Especially when it comes to the way certain rules are enforced. A clearly flustered Tony Gardner dances around questions regarding short track-specific event procedures, eventually admitting they technically don’t need to follow any real world event formats, because they are their own sanctioning body. I’m personally a bit lost here. They’re striving to be the most accurate virtual racing environment, but when reminded of how these events work in real-life, instead Tony begins making excuses as to why they don’t need to replicate these procedures within iRacing.
Last, but most certainly not the least, Gardner can’t give a definite answer on whether proper dirt late model setup techniques will work within the virtual environment.

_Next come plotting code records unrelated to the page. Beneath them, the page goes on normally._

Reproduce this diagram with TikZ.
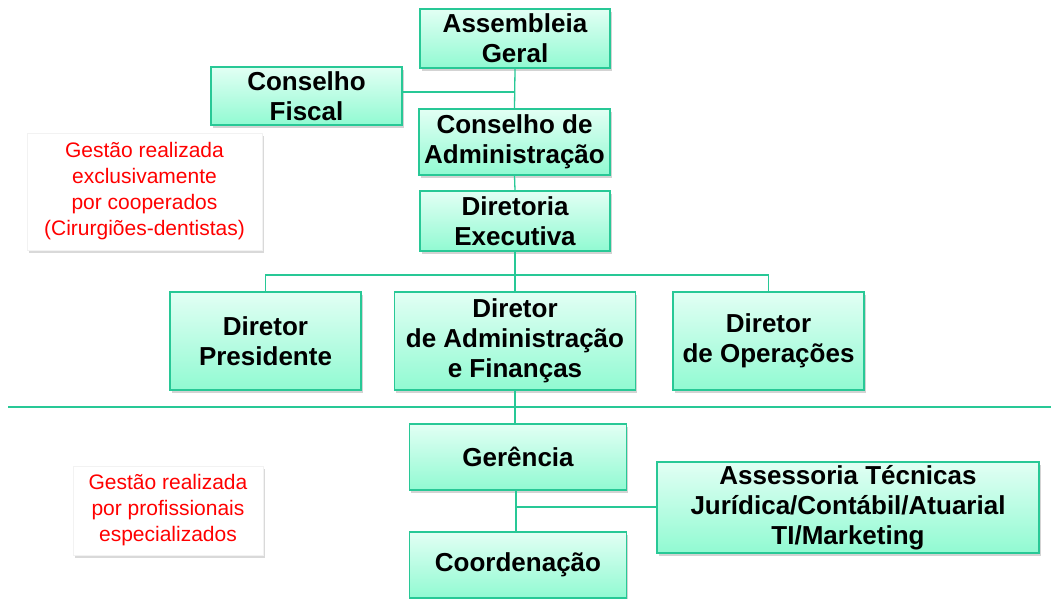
\documentclass[tikz,border=0pt]{standalone}
\usepackage{fontspec}
\setmainfont{Liberation Sans}
\usetikzlibrary{shadows}

\definecolor{orgteal}{RGB}{40,200,150}
\definecolor{orgtop}{RGB}{226,255,244}
\definecolor{orgbottom}{RGB}{145,250,210}
\definecolor{notered}{RGB}{255,0,0}

\tikzset{every picture/.style={line width=0.75pt}}
\tikzset{
  orgbox/.style={draw=orgteal, line width=1.3pt, top color=orgtop, bottom color=orgbottom,
    drop shadow={shadow xshift=1.5pt, shadow yshift=-2.5pt, opacity=0.35},
    inner sep=0pt, align=center, font=\fontsize{26}{30}\selectfont\bfseries},
  notebox/.style={draw=black!5, fill=white, inner sep=0pt, align=center, text=notered,
    drop shadow={shadow xshift=1.5pt, shadow yshift=-2.5pt, opacity=0.3},
    font=\fontsize{21}{26}\selectfont},
  orgline/.style={draw=orgteal, line width=1.3pt}
}

\begin{document}
\begin{tikzpicture}[x=1pt,y=1pt,yscale=-1,xscale=1]
\useasboundingbox (0,0) rectangle (1051,598);

%Shape: Rectangle [upper part]
\node[orgbox, minimum width=190, minimum height=59] (ag) at (515,38.5) {Assembleia\\Geral};
\node[orgbox, minimum width=191, minimum height=58] (cf) at (306.5,96) {Conselho\\Fiscal};
\node[orgbox, minimum width=191, minimum height=66] (ca) at (514.5,142) {Conselho de\\Administração};
\node[orgbox, minimum width=190, minimum height=60] (de) at (515,221) {Diretoria\\Executiva};

%Shape: Rectangle [directors]
\node[orgbox, minimum width=191, minimum height=98] (dp) at (265.5,341) {Diretor\\Presidente};
\node[orgbox, minimum width=241, minimum height=98] (da) at (515,341) {Diretor\\de Administração\\e Finanças};
\node[orgbox, minimum width=191, minimum height=98] (dop) at (768.5,341) {Diretor\\de Operações};

%Shape: Rectangle [lower part]
\node[orgbox, minimum width=217, minimum height=66] (ger) at (518,457) {Gerência};
\node[orgbox, minimum width=217, minimum height=66] (coo) at (518,565) {Coordenação};
\node[orgbox, minimum width=382, minimum height=91] (ass) at (848,507.5) {Assessoria Técnicas\\Jurídica/Contábil/Atuarial\\TI/Marketing};

% Text Node
\node[notebox, minimum width=235, minimum height=117] (nt1) at (144.5,191.5) {Gestão realizada\\exclusivamente\\por cooperados\\(Cirurgiões-dentistas)};
% Text Node
\node[notebox, minimum width=190, minimum height=89] (nt2) at (168,510.5) {Gestão realizada\\por profissionais\\especializados};

%Straight Lines
\coordinate (jf) at (515,92);
\coordinate (bus) at (515,275);
\coordinate (jass) at (516,507);
\draw[orgline] (ag.south) -- (ca.north);
\draw[orgline] (cf.east |- jf) -- (jf);
\draw[orgline] (ca.south) -- (de.north);
\draw[orgline] (de.south) -- (da.north);
\draw[orgline] (dp.north) |- (bus) -| (dop.north);
\draw[orgline] (da.south) -- (da.south |- ger.north);
\draw[orgline] (ger.south -| jass) -- (coo.north -| jass);
\draw[orgline] (jass) -- (jass -| ass.west);

%Separator
\draw[orgteal, line width=2.5pt] (8,407) -- (1051,407);

\end{tikzpicture}
\end{document}
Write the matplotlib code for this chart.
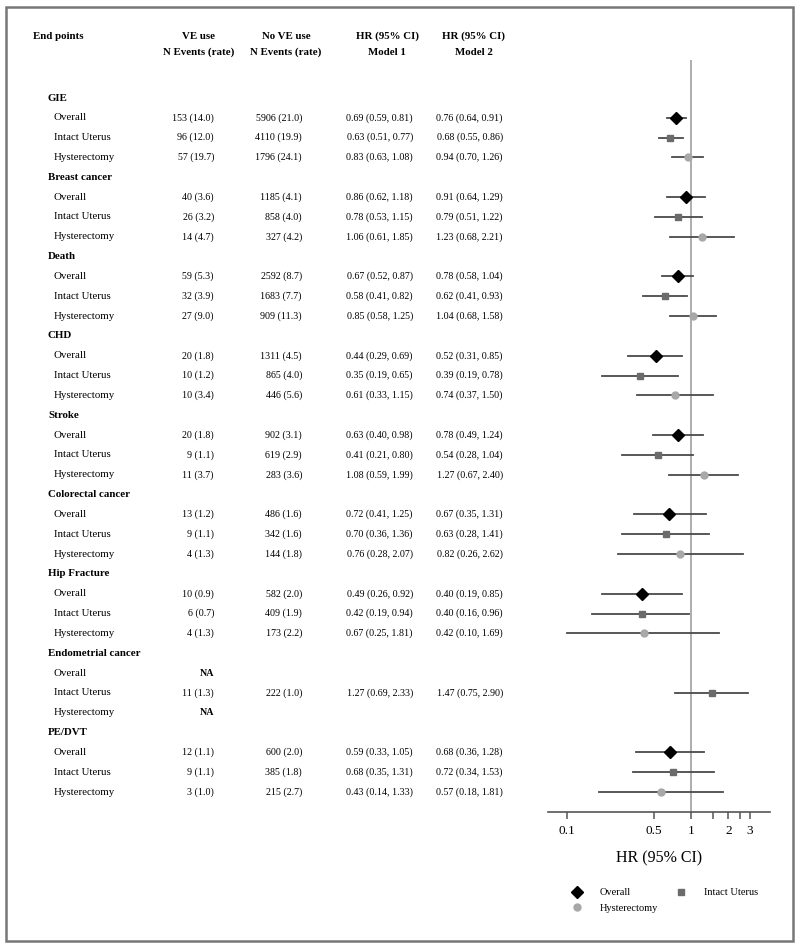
import numpy as np
import matplotlib
matplotlib.use('Agg')
import matplotlib.pyplot as plt
from matplotlib.lines import Line2D
from matplotlib.patches import Rectangle

plt.rcParams['font.family'] = ['Liberation Serif', 'DejaVu Serif']

groups = ['GIE', 'Breast cancer', 'Death', 'CHD', 'Stroke', 'Colorectal cancer',
          'Hip Fracture', 'Endometrial cancer', 'PE/DVT']
subgroups = ['Overall', 'Intact Uterus', 'Hysterectomy']

ve_use = ['153 (14.0)', '96 (12.0)', '57 (19.7)',
          '40 (3.6)', '26 (3.2)', '14 (4.7)',
          '59 (5.3)', '32 (3.9)', '27 (9.0)',
          '20 (1.8)', '10 (1.2)', '10 (3.4)',
          '20 (1.8)', '9 (1.1)', '11 (3.7)',
          '13 (1.2)', '9 (1.1)', '4 (1.3)',
          '10 (0.9)', '6 (0.7)', '4 (1.3)',
          'NA', '11 (1.3)', 'NA',
          '12 (1.1)', '9 (1.1)', '3 (1.0)']
no_ve_use = ['5906 (21.0)', '4110 (19.9)', '1796 (24.1)',
             '1185 (4.1)', '858 (4.0)', '327 (4.2)',
             '2592 (8.7)', '1683 (7.7)', '909 (11.3)',
             '1311 (4.5)', '865 (4.0)', '446 (5.6)',
             '902 (3.1)', '619 (2.9)', '283 (3.6)',
             '486 (1.6)', '342 (1.6)', '144 (1.8)',
             '582 (2.0)', '409 (1.9)', '173 (2.2)',
             '', '222 (1.0)', '',
             '600 (2.0)', '385 (1.8)', '215 (2.7)']

nan = np.nan
m1_hr = [0.69, 0.63, 0.83, 0.86, 0.78, 1.06, 0.67, 0.58, 0.85, 0.44, 0.35, 0.61,
         0.63, 0.41, 1.08, 0.72, 0.70, 0.76, 0.49, 0.42, 0.67, nan, 1.27, nan,
         0.59, 0.68, 0.43]
m1_lo = [0.59, 0.51, 0.63, 0.62, 0.53, 0.61, 0.52, 0.41, 0.58, 0.29, 0.19, 0.33,
         0.40, 0.21, 0.59, 0.41, 0.36, 0.28, 0.26, 0.19, 0.25, nan, 0.69, nan,
         0.33, 0.35, 0.14]
m1_hi = [0.81, 0.77, 1.08, 1.18, 1.15, 1.85, 0.87, 0.82, 1.25, 0.69, 0.65, 1.15,
         0.98, 0.80, 1.99, 1.25, 1.36, 2.07, 0.92, 0.94, 1.81, nan, 2.33, nan,
         1.05, 1.31, 1.33]
m2_hr = [0.76, 0.68, 0.94, 0.91, 0.79, 1.23, 0.78, 0.62, 1.04, 0.52, 0.39, 0.74,
         0.78, 0.54, 1.27, 0.67, 0.63, 0.82, 0.40, 0.40, 0.42, nan, 1.47, nan,
         0.68, 0.72, 0.57]
m2_lo = [0.64, 0.55, 0.70, 0.64, 0.51, 0.68, 0.58, 0.41, 0.68, 0.31, 0.19, 0.37,
         0.49, 0.28, 0.67, 0.35, 0.28, 0.26, 0.19, 0.16, 0.10, nan, 0.75, nan,
         0.36, 0.34, 0.18]
m2_hi = [0.91, 0.86, 1.26, 1.29, 1.22, 2.21, 1.04, 0.93, 1.58, 0.85, 0.78, 1.50,
         1.24, 1.04, 2.40, 1.31, 1.41, 2.62, 0.85, 0.96, 1.69, nan, 2.90, nan,
         1.28, 1.53, 1.81]

ticks = [0.1, 0.5, 1, 1.5, 2, 2.5, 3]
tick_labels = ['0.1', '0.5', '1', '', '2', '', '3']

styles = {'Overall': dict(marker='D', color='black', ms=6.5),
          'Intact Uterus': dict(marker='s', color='#6b6b6b', ms=5),
          'Hysterectomy': dict(marker='o', color='#a8a8a8', ms=5)}
line_col = '#4a4a4a'

W, H = 800, 948
y0, dy = 98, 19.83
fs = 7.8

fig = plt.figure(figsize=(W / 100, H / 100), dpi=100)
tx = fig.add_axes([0, 0, 1, 1])
tx.set_xlim(0, W)
tx.set_ylim(H, 0)
tx.axis('off')

fig.add_artist(Rectangle((6 / W, 1 - 941 / H), 787 / W, 934 / H, transform=fig.transFigure,
                         fill=False, edgecolor='#777777', lw=1.8))

# header
tx.text(33, 36, 'End points', fontsize=fs, fontweight='bold', va='center')
for xc, l1, l2 in [(199, 'VE use', 'N Events (rate)'), (286, 'No VE use', 'N Events (rate)'),
                   (387, 'HR (95% CI)', 'Model 1'), (474, 'HR (95% CI)', 'Model 2')]:
    tx.text(xc, 36, l1, fontsize=fs, fontweight='bold', ha='center', va='center')
    tx.text(xc, 52, l2, fontsize=fs, fontweight='bold', ha='center', va='center')

# forest axes
top_px, bot_px = 60, 812
fx = fig.add_axes([548 / W, 1 - bot_px / H, 222 / W, (bot_px - top_px) / H])
fx.set_xscale('log')
fx.set_xlim(0.0703, 4.34)
fx.set_ylim((bot_px - y0) / dy, (top_px - y0) / dy)
for s in ['top', 'right', 'left']:
    fx.spines[s].set_visible(False)
fx.spines['bottom'].set_color('#555555')
fx.spines['bottom'].set_linewidth(1.2)
fx.set_yticks([])
fx.set_xticks(ticks)
fx.set_xticklabels(tick_labels, fontsize=9.5)
fx.minorticks_off()
fx.tick_params(axis='x', length=5, width=1.1, color='#555555', pad=4)
fx.set_xlabel('HR (95% CI)', fontsize=11.5, labelpad=10)
fx.axvline(1, color='#a0a0a0', lw=1.2, zorder=1)
fx.patch.set_alpha(0)

for g, name in enumerate(groups):
    row = g * 4
    tx.text(48, y0 + row * dy, name, fontsize=fs, fontweight='bold', va='center')
    for s, sub in enumerate(subgroups):
        i = g * 3 + s
        r = row + 1 + s
        y = y0 + r * dy
        tx.text(54, y, sub, fontsize=fs, va='center')
        tx.text(214, y, ve_use[i], fontsize=fs - 0.6, ha='right', va='center',
                fontweight='bold' if ve_use[i] == 'NA' else 'normal')
        tx.text(302, y, no_ve_use[i], fontsize=fs - 0.6, ha='right', va='center')
        if not np.isnan(m1_hr[i]):
            tx.text(413, y, f'{m1_hr[i]:.2f} ({m1_lo[i]:.2f}, {m1_hi[i]:.2f})',
                    fontsize=fs - 0.6, ha='right', va='center')
            tx.text(503, y, f'{m2_hr[i]:.2f} ({m2_lo[i]:.2f}, {m2_hi[i]:.2f})',
                    fontsize=fs - 0.6, ha='right', va='center')
        if not np.isnan(m2_hr[i]):
            st = styles[sub]
            fx.plot([m2_lo[i], m2_hi[i]], [r, r], color=line_col, lw=1.3, zorder=2)
            fx.plot(m2_hr[i], r, marker=st['marker'], color=st['color'], ms=st['ms'],
                    ls='none', zorder=3)

handles = [Line2D([], [], ls='none', marker=styles[k]['marker'], color=styles[k]['color'],
                  ms=styles[k]['ms'], label=k) for k in ['Overall', 'Hysterectomy', 'Intact Uterus']]
fig.legend(handles=handles, ncol=2, loc='upper left', bbox_to_anchor=(562 / W, 1 - 884 / H),
           frameon=False, fontsize=7.5, handletextpad=1.2, columnspacing=1.2,
           labelspacing=0.6, borderaxespad=0)

fig.savefig('out.png', dpi=100)
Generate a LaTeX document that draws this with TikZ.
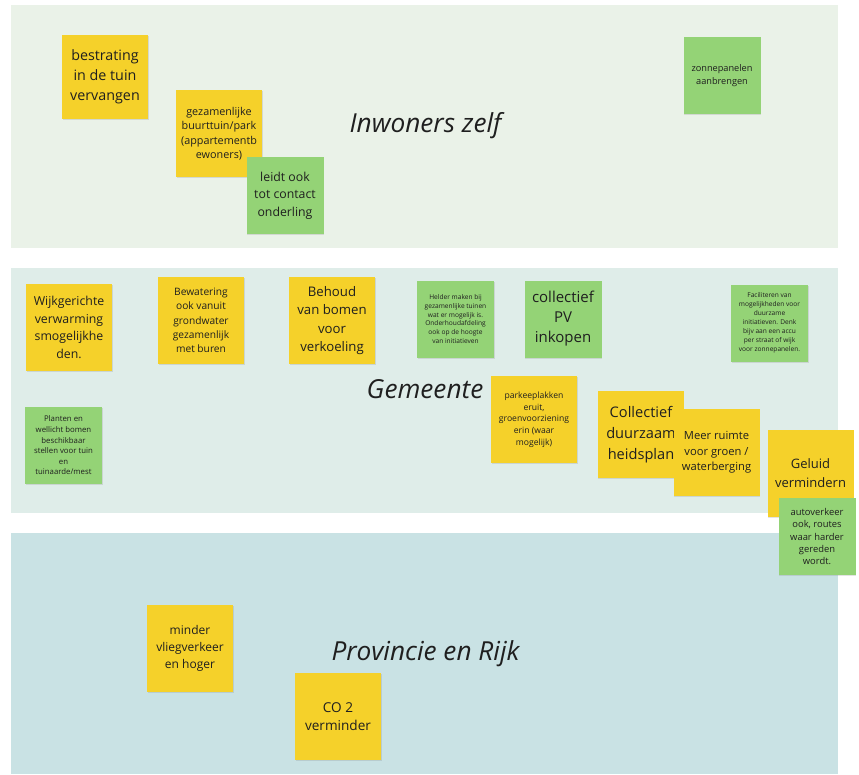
\documentclass[tikz,border=0pt]{standalone}
\usepackage{fontspec}
\setmainfont{Open Sans}
\usetikzlibrary{positioning,shadows}

\definecolor{bandtop}{HTML}{EAF2E8}
\definecolor{bandmid}{HTML}{DFEDE9}
\definecolor{bandlow}{HTML}{C9E2E4}
\definecolor{noteyellow}{HTML}{F5D12A}
\definecolor{notegreen}{HTML}{94D376}
\definecolor{ink}{HTML}{1F1F1F}

\begin{document}
\begin{tikzpicture}
		[x=1pt, y=-1pt,
		sticky/.style ={rectangle, align=center, inner sep=1pt, text=ink,
		drop shadow={shadow xshift=0.7pt, shadow yshift=-1.2pt, opacity=0.22}},
		yellow-note/.style = {sticky, fill=noteyellow, minimum width=86pt, minimum height=87pt},
		green-note/.style = {sticky, fill=notegreen, minimum width=77pt, minimum height=77pt},
		band-title/.style = {font=\itshape\fontsize{26.2}{30}\selectfont, text=ink},
		fs/.style 2 args = {font=\fontsize{#1}{#2}\selectfont},
		]
		\useasboundingbox (0,0) rectangle (859,774);

		% the three bands
		\fill[bandtop] (11,5) rectangle (838,248);
		\fill[bandmid] (11,268) rectangle (838,513);
		\fill[bandlow] (11,533) rectangle (838,774);

		\draw (425.5,126) node[band-title] (Inwoners) {Inwoners zelf};
		\draw (425,389) node[band-title] (Gemeente) {Gemeente};
		\draw (425.5,654) node[band-title] (Provincie) {Provincie en Rijk};

		% inwoners zelf
		\draw (105,77) node[yellow-note, minimum height=84pt, fs={14.3}{20}] (bestrating) {bestrating\\in de tuin\\vervangen};
		\draw (219,133.5) node[yellow-note, fs={10.8}{14.5}] (buurttuin) {gezamenlijke\\buurttuin/park\\(appartementb\\ewoners)};
		\draw (285,195.5) node[green-note, fs={12.3}{17.5}] (contact) {leidt ook\\tot contact\\onderling};
		\draw (722,75.5) node[green-note, fs={9.2}{13}] (zonnepanelen) {zonnepanelen\\aanbrengen};

		% gemeente
		\draw (69,327.5) node[yellow-note, fs={12.3}{17.6}] (verwarming) {Wijkgerichte\\verwarming\\smogelijkhe\\den.};
		\draw (201,320.5) node[yellow-note, fs={10.2}{14.2}] (bewatering) {Bewatering\\ook vanuit\\grondwater\\gezamenlijk\\met buren};
		\draw (332,320.5) node[yellow-note, fs={13.2}{18.2}] (bomen) {Behoud\\van bomen\\voor\\verkoeling};
		\draw (455.5,319) node[green-note, fs={6.6}{8.8}] (helder) {Helder maken bij\\gezamenlijke tuinen\\wat er mogelijk is.\\Onderhoudafdeling\\ook op de hoogte\\van initiatieven};
		\draw (563,319) node[green-note, fs={15}{20}] (pv) {collectief\\PV\\inkopen};
		\draw (769.5,323) node[green-note, fs={6.6}{9}] (faciliteren) {Faciliteren van\\mogelijkheden voor\\duurzame\\initiatieven. Denk\\bijv aan een accu\\per straat of wijk\\voor zonnepanelen.};
		\draw (63.5,445.5) node[green-note, fs={7.8}{10.6}] (planten) {Planten en\\wellicht bomen\\beschikbaar\\stellen voor tuin\\en\\tuinaarde/mest};
		\draw (534,419.5) node[yellow-note, fs={8.6}{11.7}] (parkeer) {parkeeplakken\\eruit,\\groenvoorziening\\erin (waar\\mogelijk)};
		\draw (640.5,434.5) node[yellow-note, fs={14.6}{21}] (duurzaam) {\hspace*{1pt}Collectief\\\hspace*{1pt}duurzaam\\\hspace*{1pt}heidsplan};
		\draw (716.5,452.5) node[yellow-note, fs={11.2}{15.5}] (ruimte) {Meer ruimte\\voor groen /\\waterberging};
		\draw (810.5,473.5) node[yellow-note, fs={13}{19}] (geluid) {Geluid\\vermindern};
		\draw (817,536.5) node[green-note, fs={9.4}{12.3}] (autoverkeer) {autoverkeer\\ook, routes\\waar harder\\gereden\\wordt.};

		% provincie en rijk
		\draw (190,648.5) node[yellow-note, fs={12}{16.8}] (vliegverkeer) {minder\\vliegverkeer\\en hoger};
		\draw (338,716.5) node[yellow-note, fs={13.6}{18.3}] (co2) {CO 2\\verminder};
	\end{tikzpicture}
\end{document}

He didn’t even think to ask that question to the team himself.
I’m pretty impressed. Usually for articles focused on iRacing, we have to rely on circumstantial evidence and other oddities that can’t easily be demonstrated to help complete the story. Here, the president of iRacing comes right out to the press and basically tells the sim racing community that the most hardcore auto racing simulator currently available has now drawn a line in the sand and said that many elements unique to dirt track racing will simply not be present – even as kids on the internet have already proved it’s not entirely difficult to implement them.